Chameleons Riddle
Let $R$, $B$, and $G$ be the number of red, blue, and green chameleons at the moment. After any meeting of chameleons, we have one of $$R\mapsto R,\quad B\mapsto B,\quad G\mapsto G$$
$$R\mapsto R-1,\quad B\mapsto B-1,\quad G\mapsto G+2$$ $$R\mapsto R+2,\quad B\mapsto B-1,\quad G\mapsto G-1$$ $$R\mapsto R-1,\quad B\mapsto B+2,\quad G\mapsto G-1$$ Note that $B-G\pmod 3$, $R-B\pmod 3$, and $G-R\pmod 3$ are preserved under any meeting. Supposing (WLOG) that all chameleons at some point became green, then both $R$ and $B$ would be $0$, and thus $R-B\equiv 0\pmod 3$. But having started with $R-B\equiv 2\pmod 3$, this is impossible. Thus, the chameleons can never all be the same color.
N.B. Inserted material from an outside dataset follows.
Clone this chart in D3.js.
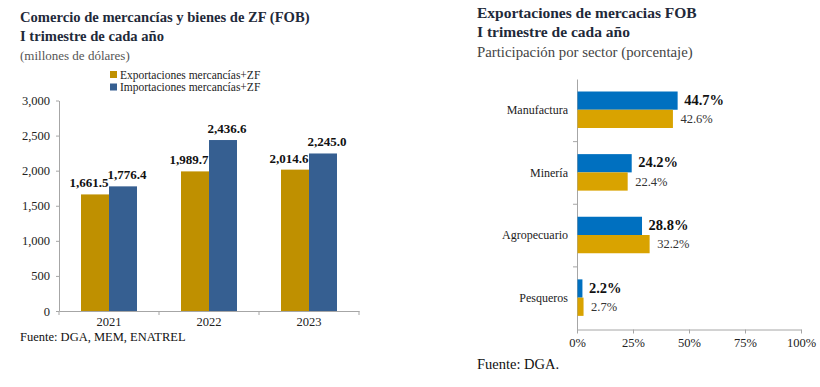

Let the numbers of red, blue, and green chameleons mod $3$ be $\langle r,b,g\rangle$. When two of different colors meet, the resulting numbers after the color changes are $\langle r-1,b-1,g+2\rangle$, $\langle r-1,b+2,g-1\rangle$, or $\langle r+2,b-1,g-1\rangle$. Each of these is the same mod $3$ as a change to $\langle r-1,b-1,g-1\rangle$. Since the initial numbers are $\langle 1,2,0\rangle$, all of which are distinct, and they will always be distinct. In fact, they cycle through the permutations $\langle 1,2,0\rangle$, $\langle 0,1,2\rangle$, and $\langle 2,0,1\rangle$.
Here is a more mechanical, far less elegant strategy, which ended up being the same as above. I realize that one is looking for invariants, but always have a hard time spotting them. The following technique may provide some solution structure who share my difficulty...
Let $A = \begin{bmatrix} 2 & -1 & -1 \\ -1 & 2 & -1 \\ -1 & -1 & 2\end{bmatrix}$. I look for 'neat' eigenvalue/left eigenvector pairs, and find $v^T=(1,-1,0)$ corresponding to eigenvalue $3$. The 'system' we have is $x_{x+1} = x_n + u_n$, where at each $n$, $u_n$ is one of the three columns of $A$, and $x_n = (r_n, g_n, b_n)^T$ represents the number of each color at time $n$. The solution is $x_n = x_0+u_0+...+u_{n-1}$.
Now I look at $v^T x_n$, and notice that $v^T x_n \pmod 3 = v^T x_0 \pmod 3 = 1$. However, $v^T (33,0,0) = 0 \pmod 3$, and similarly for the other extreme distributions. Hence we can never reach these states.